TO DO: No pictures go into the copy. Write out exactly the lines below from the one containing "Write a web" through the one containing "2021', '18 Jul 2021'];".

======== MATERIAL SHOWN

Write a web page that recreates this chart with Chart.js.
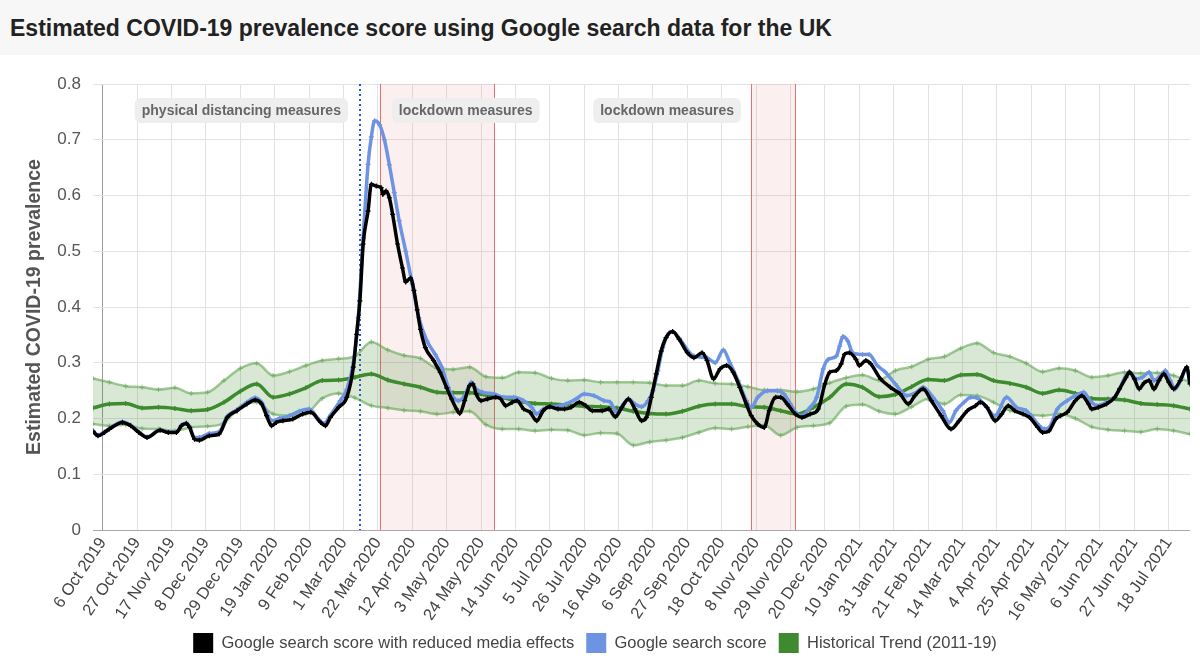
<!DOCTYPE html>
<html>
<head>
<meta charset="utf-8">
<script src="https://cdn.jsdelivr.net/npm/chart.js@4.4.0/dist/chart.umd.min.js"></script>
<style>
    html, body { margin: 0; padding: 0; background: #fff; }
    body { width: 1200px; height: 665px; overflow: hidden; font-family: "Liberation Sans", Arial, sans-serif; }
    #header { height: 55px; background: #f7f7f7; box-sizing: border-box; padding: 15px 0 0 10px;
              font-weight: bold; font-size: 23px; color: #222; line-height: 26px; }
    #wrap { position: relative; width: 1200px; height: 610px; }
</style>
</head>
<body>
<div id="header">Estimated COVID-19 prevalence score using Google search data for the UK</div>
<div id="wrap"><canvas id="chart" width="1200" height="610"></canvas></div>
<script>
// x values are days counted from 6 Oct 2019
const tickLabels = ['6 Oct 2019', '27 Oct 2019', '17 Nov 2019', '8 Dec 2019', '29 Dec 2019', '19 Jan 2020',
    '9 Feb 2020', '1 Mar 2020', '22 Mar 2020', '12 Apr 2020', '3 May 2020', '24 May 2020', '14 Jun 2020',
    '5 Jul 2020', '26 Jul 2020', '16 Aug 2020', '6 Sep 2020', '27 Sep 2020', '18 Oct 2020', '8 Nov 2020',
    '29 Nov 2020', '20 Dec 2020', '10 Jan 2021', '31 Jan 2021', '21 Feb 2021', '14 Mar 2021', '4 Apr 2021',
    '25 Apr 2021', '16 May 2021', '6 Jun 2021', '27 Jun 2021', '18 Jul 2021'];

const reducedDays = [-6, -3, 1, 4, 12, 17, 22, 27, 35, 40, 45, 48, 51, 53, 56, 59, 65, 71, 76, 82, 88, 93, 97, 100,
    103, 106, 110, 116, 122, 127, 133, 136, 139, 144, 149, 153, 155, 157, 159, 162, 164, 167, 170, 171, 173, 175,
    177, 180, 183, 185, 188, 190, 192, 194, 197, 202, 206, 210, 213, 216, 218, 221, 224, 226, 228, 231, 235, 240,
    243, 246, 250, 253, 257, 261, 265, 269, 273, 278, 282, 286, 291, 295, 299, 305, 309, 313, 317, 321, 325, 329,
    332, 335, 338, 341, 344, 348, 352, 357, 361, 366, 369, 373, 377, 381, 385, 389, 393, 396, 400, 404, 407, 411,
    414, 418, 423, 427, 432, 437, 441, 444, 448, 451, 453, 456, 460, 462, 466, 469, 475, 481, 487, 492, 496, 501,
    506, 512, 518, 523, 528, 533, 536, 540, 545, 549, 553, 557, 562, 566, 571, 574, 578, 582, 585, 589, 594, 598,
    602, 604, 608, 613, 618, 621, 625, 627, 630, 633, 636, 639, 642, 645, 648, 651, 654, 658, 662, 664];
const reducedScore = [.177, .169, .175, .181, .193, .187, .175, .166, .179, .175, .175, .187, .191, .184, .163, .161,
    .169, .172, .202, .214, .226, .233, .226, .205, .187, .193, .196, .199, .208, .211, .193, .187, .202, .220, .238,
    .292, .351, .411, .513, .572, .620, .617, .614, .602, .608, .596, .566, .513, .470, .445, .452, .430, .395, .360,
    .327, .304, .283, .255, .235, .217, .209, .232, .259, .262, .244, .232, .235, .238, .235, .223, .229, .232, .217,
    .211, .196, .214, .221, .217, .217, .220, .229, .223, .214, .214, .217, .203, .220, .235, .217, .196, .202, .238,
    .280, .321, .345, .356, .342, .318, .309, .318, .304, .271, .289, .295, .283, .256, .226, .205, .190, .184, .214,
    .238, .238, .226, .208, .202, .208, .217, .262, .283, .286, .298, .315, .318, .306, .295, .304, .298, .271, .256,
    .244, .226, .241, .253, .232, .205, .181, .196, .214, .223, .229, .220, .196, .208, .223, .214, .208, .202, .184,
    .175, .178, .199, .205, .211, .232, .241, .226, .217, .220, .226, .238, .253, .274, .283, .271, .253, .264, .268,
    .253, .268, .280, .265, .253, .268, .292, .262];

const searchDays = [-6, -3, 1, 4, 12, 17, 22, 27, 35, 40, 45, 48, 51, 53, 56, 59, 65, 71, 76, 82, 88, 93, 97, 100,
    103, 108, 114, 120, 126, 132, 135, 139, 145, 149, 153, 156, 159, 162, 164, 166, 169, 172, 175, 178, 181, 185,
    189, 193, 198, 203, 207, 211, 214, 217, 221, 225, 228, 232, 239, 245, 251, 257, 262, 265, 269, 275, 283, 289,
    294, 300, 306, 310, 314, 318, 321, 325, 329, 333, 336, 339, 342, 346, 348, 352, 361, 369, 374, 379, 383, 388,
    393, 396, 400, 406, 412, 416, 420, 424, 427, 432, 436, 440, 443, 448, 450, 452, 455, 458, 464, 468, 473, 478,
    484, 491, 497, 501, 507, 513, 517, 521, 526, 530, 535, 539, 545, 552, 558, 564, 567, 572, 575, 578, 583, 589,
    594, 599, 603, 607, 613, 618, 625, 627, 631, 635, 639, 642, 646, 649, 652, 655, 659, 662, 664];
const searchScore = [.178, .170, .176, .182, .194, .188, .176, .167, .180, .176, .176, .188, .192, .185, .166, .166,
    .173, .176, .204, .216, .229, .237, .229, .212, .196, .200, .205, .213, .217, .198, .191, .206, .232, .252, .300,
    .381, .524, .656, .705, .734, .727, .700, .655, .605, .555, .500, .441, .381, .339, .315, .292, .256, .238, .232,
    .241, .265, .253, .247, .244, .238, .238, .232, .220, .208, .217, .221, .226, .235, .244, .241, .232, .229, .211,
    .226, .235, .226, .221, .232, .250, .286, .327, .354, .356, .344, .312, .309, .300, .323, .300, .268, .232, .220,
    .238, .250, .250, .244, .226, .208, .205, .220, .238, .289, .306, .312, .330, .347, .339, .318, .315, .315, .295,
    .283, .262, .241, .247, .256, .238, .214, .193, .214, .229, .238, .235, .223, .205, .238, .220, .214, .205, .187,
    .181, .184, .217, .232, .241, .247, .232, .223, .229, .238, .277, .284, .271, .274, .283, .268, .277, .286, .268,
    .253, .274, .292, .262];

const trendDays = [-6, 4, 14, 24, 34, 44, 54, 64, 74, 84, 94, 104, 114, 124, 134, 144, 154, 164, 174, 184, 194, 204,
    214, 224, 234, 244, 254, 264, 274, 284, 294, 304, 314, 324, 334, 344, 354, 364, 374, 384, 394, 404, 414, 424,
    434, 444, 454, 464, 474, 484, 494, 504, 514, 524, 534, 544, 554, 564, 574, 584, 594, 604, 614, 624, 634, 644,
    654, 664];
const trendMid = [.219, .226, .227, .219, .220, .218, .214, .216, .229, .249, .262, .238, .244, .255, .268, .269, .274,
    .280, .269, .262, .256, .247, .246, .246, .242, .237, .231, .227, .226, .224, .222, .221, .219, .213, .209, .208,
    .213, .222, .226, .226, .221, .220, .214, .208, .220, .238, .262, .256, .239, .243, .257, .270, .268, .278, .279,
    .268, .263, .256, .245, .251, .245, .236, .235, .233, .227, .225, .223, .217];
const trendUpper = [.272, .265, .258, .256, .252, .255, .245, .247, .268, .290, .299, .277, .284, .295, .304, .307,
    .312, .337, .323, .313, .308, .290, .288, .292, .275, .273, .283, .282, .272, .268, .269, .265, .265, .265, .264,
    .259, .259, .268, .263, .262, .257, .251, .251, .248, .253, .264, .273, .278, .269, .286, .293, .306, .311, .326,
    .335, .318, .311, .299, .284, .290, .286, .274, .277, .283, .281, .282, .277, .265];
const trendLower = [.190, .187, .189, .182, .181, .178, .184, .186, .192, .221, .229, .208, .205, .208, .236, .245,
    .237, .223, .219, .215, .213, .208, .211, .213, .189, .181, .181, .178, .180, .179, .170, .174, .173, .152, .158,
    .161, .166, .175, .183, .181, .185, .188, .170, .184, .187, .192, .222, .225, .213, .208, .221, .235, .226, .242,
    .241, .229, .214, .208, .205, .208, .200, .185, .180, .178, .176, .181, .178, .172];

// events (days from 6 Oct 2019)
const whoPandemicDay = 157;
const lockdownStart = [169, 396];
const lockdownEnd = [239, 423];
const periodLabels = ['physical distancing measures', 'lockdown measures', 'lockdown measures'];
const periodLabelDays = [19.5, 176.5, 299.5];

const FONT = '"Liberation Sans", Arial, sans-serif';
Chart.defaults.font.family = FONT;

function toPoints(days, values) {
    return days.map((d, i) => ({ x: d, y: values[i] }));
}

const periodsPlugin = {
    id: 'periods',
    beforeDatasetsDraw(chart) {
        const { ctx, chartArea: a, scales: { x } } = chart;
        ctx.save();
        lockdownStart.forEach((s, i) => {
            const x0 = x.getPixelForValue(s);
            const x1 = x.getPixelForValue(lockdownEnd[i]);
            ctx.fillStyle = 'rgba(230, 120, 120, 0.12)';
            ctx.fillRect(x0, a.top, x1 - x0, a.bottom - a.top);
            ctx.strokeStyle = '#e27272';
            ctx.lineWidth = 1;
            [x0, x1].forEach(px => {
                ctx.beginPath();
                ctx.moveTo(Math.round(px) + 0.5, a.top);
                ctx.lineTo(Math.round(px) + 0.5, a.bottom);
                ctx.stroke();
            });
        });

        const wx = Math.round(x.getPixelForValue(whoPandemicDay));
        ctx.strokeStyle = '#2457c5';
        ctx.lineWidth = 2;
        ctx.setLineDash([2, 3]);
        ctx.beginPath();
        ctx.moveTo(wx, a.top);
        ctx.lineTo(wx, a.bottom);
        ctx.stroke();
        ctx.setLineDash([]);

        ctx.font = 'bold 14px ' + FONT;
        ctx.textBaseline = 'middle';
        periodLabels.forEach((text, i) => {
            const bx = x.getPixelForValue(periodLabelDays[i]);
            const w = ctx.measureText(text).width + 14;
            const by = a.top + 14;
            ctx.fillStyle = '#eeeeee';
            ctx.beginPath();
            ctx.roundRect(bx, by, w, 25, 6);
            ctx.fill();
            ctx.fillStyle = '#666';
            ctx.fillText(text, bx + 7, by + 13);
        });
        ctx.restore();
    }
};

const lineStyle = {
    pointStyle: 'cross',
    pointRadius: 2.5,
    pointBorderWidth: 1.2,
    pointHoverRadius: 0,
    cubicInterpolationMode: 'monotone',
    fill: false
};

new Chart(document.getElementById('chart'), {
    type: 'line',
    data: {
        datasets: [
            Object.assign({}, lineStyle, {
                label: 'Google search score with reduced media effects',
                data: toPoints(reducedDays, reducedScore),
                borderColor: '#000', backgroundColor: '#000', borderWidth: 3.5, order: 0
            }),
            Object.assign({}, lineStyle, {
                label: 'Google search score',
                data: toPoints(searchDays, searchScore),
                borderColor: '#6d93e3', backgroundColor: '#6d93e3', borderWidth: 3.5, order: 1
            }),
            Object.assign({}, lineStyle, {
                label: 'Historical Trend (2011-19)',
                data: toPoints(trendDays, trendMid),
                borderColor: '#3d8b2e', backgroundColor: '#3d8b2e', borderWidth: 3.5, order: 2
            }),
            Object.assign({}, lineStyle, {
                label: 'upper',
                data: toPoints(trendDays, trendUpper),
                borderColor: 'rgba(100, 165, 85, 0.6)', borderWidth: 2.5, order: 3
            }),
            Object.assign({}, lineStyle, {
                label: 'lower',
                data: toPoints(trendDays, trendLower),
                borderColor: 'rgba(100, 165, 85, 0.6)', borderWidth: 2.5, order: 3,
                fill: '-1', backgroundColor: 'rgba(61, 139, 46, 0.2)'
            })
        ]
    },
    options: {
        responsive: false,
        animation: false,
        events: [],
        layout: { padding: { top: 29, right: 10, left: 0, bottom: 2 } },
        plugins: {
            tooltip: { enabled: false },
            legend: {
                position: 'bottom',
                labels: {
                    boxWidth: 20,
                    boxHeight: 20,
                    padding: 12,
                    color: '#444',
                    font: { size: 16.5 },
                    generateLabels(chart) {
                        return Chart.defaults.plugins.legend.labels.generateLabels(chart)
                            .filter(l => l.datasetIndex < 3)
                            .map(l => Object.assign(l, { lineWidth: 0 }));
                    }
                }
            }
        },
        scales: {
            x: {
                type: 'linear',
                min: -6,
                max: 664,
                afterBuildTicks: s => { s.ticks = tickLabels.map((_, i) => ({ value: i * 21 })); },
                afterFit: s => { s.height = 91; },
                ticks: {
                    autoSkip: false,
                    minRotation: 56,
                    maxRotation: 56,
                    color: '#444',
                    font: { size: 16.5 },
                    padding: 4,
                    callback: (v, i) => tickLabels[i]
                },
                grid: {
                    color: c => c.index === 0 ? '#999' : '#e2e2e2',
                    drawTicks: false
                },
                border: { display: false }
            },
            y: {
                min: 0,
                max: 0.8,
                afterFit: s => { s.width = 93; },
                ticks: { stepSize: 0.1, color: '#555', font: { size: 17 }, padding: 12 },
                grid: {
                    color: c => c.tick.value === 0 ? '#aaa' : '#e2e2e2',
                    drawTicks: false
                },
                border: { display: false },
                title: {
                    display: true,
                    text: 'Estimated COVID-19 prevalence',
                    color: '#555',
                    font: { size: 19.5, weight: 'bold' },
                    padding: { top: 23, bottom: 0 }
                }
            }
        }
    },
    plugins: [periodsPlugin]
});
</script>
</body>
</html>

================
======== MATERIAL SHOWN

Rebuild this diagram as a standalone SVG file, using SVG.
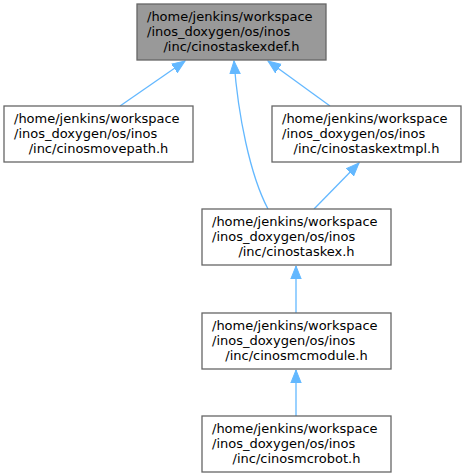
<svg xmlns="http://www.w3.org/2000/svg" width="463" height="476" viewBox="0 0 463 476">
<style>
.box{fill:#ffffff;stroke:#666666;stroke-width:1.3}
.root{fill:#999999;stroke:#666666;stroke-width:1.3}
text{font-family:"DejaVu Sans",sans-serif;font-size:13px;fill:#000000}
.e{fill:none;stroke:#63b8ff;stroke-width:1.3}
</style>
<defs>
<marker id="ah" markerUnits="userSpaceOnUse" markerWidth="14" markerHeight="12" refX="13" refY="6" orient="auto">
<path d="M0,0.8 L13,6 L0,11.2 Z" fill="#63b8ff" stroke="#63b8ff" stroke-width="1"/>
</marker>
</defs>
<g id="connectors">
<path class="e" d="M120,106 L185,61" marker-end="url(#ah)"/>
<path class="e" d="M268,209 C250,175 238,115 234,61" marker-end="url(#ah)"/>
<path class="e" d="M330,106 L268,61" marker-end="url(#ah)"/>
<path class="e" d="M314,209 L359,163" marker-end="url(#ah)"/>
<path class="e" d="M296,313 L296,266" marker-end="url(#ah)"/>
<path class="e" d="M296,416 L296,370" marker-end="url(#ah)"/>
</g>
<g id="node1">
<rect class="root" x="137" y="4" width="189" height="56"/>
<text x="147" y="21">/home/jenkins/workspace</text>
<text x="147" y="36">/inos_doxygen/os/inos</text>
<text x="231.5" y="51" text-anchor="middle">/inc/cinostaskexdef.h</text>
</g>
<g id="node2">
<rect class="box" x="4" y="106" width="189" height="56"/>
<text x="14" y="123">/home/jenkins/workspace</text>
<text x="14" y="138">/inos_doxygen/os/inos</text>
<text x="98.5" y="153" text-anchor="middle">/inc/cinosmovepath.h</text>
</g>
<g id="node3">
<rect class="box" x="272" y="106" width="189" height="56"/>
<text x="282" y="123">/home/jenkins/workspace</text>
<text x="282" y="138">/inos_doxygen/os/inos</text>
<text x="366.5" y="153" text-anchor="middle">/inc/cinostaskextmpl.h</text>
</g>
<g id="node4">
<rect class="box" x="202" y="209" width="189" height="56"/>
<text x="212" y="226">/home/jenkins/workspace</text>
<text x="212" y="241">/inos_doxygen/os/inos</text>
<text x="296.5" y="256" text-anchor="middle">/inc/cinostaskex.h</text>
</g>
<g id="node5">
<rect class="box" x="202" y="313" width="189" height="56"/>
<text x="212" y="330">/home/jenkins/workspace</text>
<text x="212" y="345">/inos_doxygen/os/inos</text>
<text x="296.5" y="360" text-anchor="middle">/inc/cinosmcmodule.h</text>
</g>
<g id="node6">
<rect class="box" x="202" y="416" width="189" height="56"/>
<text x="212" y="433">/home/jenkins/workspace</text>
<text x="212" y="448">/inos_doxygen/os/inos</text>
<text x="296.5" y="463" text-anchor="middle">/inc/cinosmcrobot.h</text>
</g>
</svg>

================

RESPONSE TO THIS TASK:
Write a web page that recreates this chart with Chart.js.
<!DOCTYPE html>
<html>
<head>
<meta charset="utf-8">
<script src="https://cdn.jsdelivr.net/npm/chart.js@4.4.0/dist/chart.umd.min.js"></script>
<style>
    html, body { margin: 0; padding: 0; background: #fff; }
    body { width: 1200px; height: 665px; overflow: hidden; font-family: "Liberation Sans", Arial, sans-serif; }
    #header { height: 55px; background: #f7f7f7; box-sizing: border-box; padding: 15px 0 0 10px;
              font-weight: bold; font-size: 23px; color: #222; line-height: 26px; }
    #wrap { position: relative; width: 1200px; height: 610px; }
</style>
</head>
<body>
<div id="header">Estimated COVID-19 prevalence score using Google search data for the UK</div>
<div id="wrap"><canvas id="chart" width="1200" height="610"></canvas></div>
<script>
// x values are days counted from 6 Oct 2019
const tickLabels = ['6 Oct 2019', '27 Oct 2019', '17 Nov 2019', '8 Dec 2019', '29 Dec 2019', '19 Jan 2020',
    '9 Feb 2020', '1 Mar 2020', '22 Mar 2020', '12 Apr 2020', '3 May 2020', '24 May 2020', '14 Jun 2020',
    '5 Jul 2020', '26 Jul 2020', '16 Aug 2020', '6 Sep 2020', '27 Sep 2020', '18 Oct 2020', '8 Nov 2020',
    '29 Nov 2020', '20 Dec 2020', '10 Jan 2021', '31 Jan 2021', '21 Feb 2021', '14 Mar 2021', '4 Apr 2021',
    '25 Apr 2021', '16 May 2021', '6 Jun 2021', '27 Jun 2021', '18 Jul 2021'];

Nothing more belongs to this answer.